● **Dataset extract**:

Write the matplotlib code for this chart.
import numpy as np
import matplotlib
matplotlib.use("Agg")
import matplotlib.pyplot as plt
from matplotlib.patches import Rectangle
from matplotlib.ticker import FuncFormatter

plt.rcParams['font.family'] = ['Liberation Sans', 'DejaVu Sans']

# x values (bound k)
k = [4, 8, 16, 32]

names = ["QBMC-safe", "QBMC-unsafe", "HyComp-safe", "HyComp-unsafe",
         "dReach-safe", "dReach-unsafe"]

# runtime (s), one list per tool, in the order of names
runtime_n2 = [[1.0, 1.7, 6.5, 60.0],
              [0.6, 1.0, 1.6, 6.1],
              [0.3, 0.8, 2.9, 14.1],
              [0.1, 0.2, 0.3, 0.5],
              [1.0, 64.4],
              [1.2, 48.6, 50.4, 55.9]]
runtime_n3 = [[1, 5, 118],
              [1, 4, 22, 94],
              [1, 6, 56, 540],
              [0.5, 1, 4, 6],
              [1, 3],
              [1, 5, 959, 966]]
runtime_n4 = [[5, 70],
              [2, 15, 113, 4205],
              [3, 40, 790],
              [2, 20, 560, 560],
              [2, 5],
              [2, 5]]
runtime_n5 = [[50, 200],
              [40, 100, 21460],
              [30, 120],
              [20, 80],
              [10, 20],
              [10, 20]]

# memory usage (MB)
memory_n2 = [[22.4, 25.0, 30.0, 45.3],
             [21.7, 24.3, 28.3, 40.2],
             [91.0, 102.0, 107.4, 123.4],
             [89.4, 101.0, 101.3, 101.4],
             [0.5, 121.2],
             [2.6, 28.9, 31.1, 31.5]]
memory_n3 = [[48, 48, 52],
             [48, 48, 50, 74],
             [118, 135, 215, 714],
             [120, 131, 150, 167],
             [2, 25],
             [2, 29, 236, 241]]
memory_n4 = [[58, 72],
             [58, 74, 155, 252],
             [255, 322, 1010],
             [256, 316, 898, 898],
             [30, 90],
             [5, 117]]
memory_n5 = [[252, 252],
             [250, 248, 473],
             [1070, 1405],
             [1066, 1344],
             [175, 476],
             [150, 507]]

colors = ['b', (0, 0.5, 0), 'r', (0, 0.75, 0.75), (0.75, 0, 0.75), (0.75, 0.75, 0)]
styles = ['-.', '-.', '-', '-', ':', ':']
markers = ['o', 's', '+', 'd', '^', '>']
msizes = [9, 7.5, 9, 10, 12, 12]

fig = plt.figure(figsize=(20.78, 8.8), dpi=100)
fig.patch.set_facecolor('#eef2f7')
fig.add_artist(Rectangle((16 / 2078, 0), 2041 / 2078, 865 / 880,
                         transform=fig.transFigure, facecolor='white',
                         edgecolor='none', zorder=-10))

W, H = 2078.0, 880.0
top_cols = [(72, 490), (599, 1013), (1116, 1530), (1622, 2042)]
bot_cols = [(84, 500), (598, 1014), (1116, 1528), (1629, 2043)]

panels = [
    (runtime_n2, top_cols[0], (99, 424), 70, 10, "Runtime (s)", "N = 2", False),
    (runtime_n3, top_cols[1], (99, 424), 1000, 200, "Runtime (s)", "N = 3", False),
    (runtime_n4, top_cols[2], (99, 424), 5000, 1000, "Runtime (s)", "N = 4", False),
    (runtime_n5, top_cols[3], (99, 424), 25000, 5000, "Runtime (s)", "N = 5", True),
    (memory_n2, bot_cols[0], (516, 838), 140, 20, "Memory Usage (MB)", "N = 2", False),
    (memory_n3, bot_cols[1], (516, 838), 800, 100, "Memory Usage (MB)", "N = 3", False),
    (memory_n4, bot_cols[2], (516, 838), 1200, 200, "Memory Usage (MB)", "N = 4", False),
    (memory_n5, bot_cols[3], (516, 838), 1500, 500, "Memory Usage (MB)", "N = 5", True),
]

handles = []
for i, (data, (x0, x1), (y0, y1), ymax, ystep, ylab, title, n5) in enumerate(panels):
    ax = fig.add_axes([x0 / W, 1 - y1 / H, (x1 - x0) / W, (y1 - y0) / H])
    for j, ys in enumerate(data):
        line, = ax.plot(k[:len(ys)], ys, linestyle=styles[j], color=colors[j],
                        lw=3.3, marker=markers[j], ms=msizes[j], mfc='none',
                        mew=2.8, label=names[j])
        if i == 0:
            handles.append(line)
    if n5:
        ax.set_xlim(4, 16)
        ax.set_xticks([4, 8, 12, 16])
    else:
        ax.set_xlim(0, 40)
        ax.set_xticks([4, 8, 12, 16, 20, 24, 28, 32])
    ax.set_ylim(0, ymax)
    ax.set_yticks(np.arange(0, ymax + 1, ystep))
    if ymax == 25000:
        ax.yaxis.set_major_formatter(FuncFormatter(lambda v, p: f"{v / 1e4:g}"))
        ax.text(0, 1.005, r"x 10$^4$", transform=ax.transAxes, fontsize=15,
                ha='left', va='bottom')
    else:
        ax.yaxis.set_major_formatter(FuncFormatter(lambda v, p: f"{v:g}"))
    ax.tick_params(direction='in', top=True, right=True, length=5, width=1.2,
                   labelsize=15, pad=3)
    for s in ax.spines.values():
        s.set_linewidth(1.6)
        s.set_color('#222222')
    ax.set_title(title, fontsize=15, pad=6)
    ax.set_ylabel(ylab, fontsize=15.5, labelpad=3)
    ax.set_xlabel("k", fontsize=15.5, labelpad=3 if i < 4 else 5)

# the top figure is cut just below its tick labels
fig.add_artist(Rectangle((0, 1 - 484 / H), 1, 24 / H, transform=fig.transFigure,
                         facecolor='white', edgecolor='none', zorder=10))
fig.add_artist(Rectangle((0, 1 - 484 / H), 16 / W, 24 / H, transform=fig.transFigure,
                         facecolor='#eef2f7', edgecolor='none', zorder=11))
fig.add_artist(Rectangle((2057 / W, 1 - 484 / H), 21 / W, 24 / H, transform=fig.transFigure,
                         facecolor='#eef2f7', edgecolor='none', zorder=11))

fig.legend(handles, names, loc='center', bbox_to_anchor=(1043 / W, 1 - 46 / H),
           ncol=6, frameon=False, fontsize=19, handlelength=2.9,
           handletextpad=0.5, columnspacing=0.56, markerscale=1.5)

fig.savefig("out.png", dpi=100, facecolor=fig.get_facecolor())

● **Do this**:
Set every line of the listing down word for word.

● **Result**:
Write the matplotlib code for this chart.
import numpy as np
import matplotlib
matplotlib.use("Agg")
import matplotlib.pyplot as plt
from matplotlib.patches import Rectangle
from matplotlib.ticker import FuncFormatter

plt.rcParams['font.family'] = ['Liberation Sans', 'DejaVu Sans']

# x values (bound k)
k = [4, 8, 16, 32]

names = ["QBMC-safe", "QBMC-unsafe", "HyComp-safe", "HyComp-unsafe",
         "dReach-safe", "dReach-unsafe"]

# runtime (s), one list per tool, in the order of names
runtime_n2 = [[1.0, 1.7, 6.5, 60.0],
              [0.6, 1.0, 1.6, 6.1],
              [0.3, 0.8, 2.9, 14.1],
              [0.1, 0.2, 0.3, 0.5],
              [1.0, 64.4],
              [1.2, 48.6, 50.4, 55.9]]
runtime_n3 = [[1, 5, 118],
              [1, 4, 22, 94],
              [1, 6, 56, 540],
              [0.5, 1, 4, 6],
              [1, 3],
              [1, 5, 959, 966]]
runtime_n4 = [[5, 70],
              [2, 15, 113, 4205],
              [3, 40, 790],
              [2, 20, 560, 560],
              [2, 5],
              [2, 5]]
runtime_n5 = [[50, 200],
              [40, 100, 21460],
              [30, 120],
              [20, 80],
              [10, 20],
              [10, 20]]

# memory usage (MB)
memory_n2 = [[22.4, 25.0, 30.0, 45.3],
             [21.7, 24.3, 28.3, 40.2],
             [91.0, 102.0, 107.4, 123.4],
             [89.4, 101.0, 101.3, 101.4],
             [0.5, 121.2],
             [2.6, 28.9, 31.1, 31.5]]
memory_n3 = [[48, 48, 52],
             [48, 48, 50, 74],
             [118, 135, 215, 714],
             [120, 131, 150, 167],
             [2, 25],
             [2, 29, 236, 241]]
memory_n4 = [[58, 72],
             [58, 74, 155, 252],
             [255, 322, 1010],
             [256, 316, 898, 898],
             [30, 90],
             [5, 117]]
memory_n5 = [[252, 252],
             [250, 248, 473],
             [1070, 1405],
             [1066, 1344],
             [175, 476],
             [150, 507]]

colors = ['b', (0, 0.5, 0), 'r', (0, 0.75, 0.75), (0.75, 0, 0.75), (0.75, 0.75, 0)]
styles = ['-.', '-.', '-', '-', ':', ':']
markers = ['o', 's', '+', 'd', '^', '>']
msizes = [9, 7.5, 9, 10, 12, 12]

fig = plt.figure(figsize=(20.78, 8.8), dpi=100)
fig.patch.set_facecolor('#eef2f7')
fig.add_artist(Rectangle((16 / 2078, 0), 2041 / 2078, 865 / 880,
                         transform=fig.transFigure, facecolor='white',
                         edgecolor='none', zorder=-10))

W, H = 2078.0, 880.0
top_cols = [(72, 490), (599, 1013), (1116, 1530), (1622, 2042)]
bot_cols = [(84, 500), (598, 1014), (1116, 1528), (1629, 2043)]

panels = [
    (runtime_n2, top_cols[0], (99, 424), 70, 10, "Runtime (s)", "N = 2", False),
    (runtime_n3, top_cols[1], (99, 424), 1000, 200, "Runtime (s)", "N = 3", False),
    (runtime_n4, top_cols[2], (99, 424), 5000, 1000, "Runtime (s)", "N = 4", False),
    (runtime_n5, top_cols[3], (99, 424), 25000, 5000, "Runtime (s)", "N = 5", True),
    (memory_n2, bot_cols[0], (516, 838), 140, 20, "Memory Usage (MB)", "N = 2", False),
    (memory_n3, bot_cols[1], (516, 838), 800, 100, "Memory Usage (MB)", "N = 3", False),
    (memory_n4, bot_cols[2], (516, 838), 1200, 200, "Memory Usage (MB)", "N = 4", False),
    (memory_n5, bot_cols[3], (516, 838), 1500, 500, "Memory Usage (MB)", "N = 5", True),
]

handles = []
for i, (data, (x0, x1), (y0, y1), ymax, ystep, ylab, title, n5) in enumerate(panels):
    ax = fig.add_axes([x0 / W, 1 - y1 / H, (x1 - x0) / W, (y1 - y0) / H])
    for j, ys in enumerate(data):
        line, = ax.plot(k[:len(ys)], ys, linestyle=styles[j], color=colors[j],
                        lw=3.3, marker=markers[j], ms=msizes[j], mfc='none',
                        mew=2.8, label=names[j])
        if i == 0:
            handles.append(line)
    if n5:
        ax.set_xlim(4, 16)
        ax.set_xticks([4, 8, 12, 16])
    else:
        ax.set_xlim(0, 40)
        ax.set_xticks([4, 8, 12, 16, 20, 24, 28, 32])
    ax.set_ylim(0, ymax)
    ax.set_yticks(np.arange(0, ymax + 1, ystep))
    if ymax == 25000:
        ax.yaxis.set_major_formatter(FuncFormatter(lambda v, p: f"{v / 1e4:g}"))
        ax.text(0, 1.005, r"x 10$^4$", transform=ax.transAxes, fontsize=15,
                ha='left', va='bottom')
    else:
        ax.yaxis.set_major_formatter(FuncFormatter(lambda v, p: f"{v:g}"))
    ax.tick_params(direction='in', top=True, right=True, length=5, width=1.2,
                   labelsize=15, pad=3)
    for s in ax.spines.values():
        s.set_linewidth(1.6)
        s.set_color('#222222')
    ax.set_title(title, fontsize=15, pad=6)
    ax.set_ylabel(ylab, fontsize=15.5, labelpad=3)
    ax.set_xlabel("k", fontsize=15.5, labelpad=3 if i < 4 else 5)

# the top figure is cut just below its tick labels
fig.add_artist(Rectangle((0, 1 - 484 / H), 1, 24 / H, transform=fig.transFigure,
                         facecolor='white', edgecolor='none', zorder=10))
fig.add_artist(Rectangle((0, 1 - 484 / H), 16 / W, 24 / H, transform=fig.transFigure,
                         facecolor='#eef2f7', edgecolor='none', zorder=11))
fig.add_artist(Rectangle((2057 / W, 1 - 484 / H), 21 / W, 24 / H, transform=fig.transFigure,
                         facecolor='#eef2f7', edgecolor='none', zorder=11))

fig.legend(handles, names, loc='center', bbox_to_anchor=(1043 / W, 1 - 46 / H),
           ncol=6, frameon=False, fontsize=19, handlelength=2.9,
           handletextpad=0.5, columnspacing=0.56, markerscale=1.5)

fig.savefig("out.png", dpi=100, facecolor=fig.get_facecolor())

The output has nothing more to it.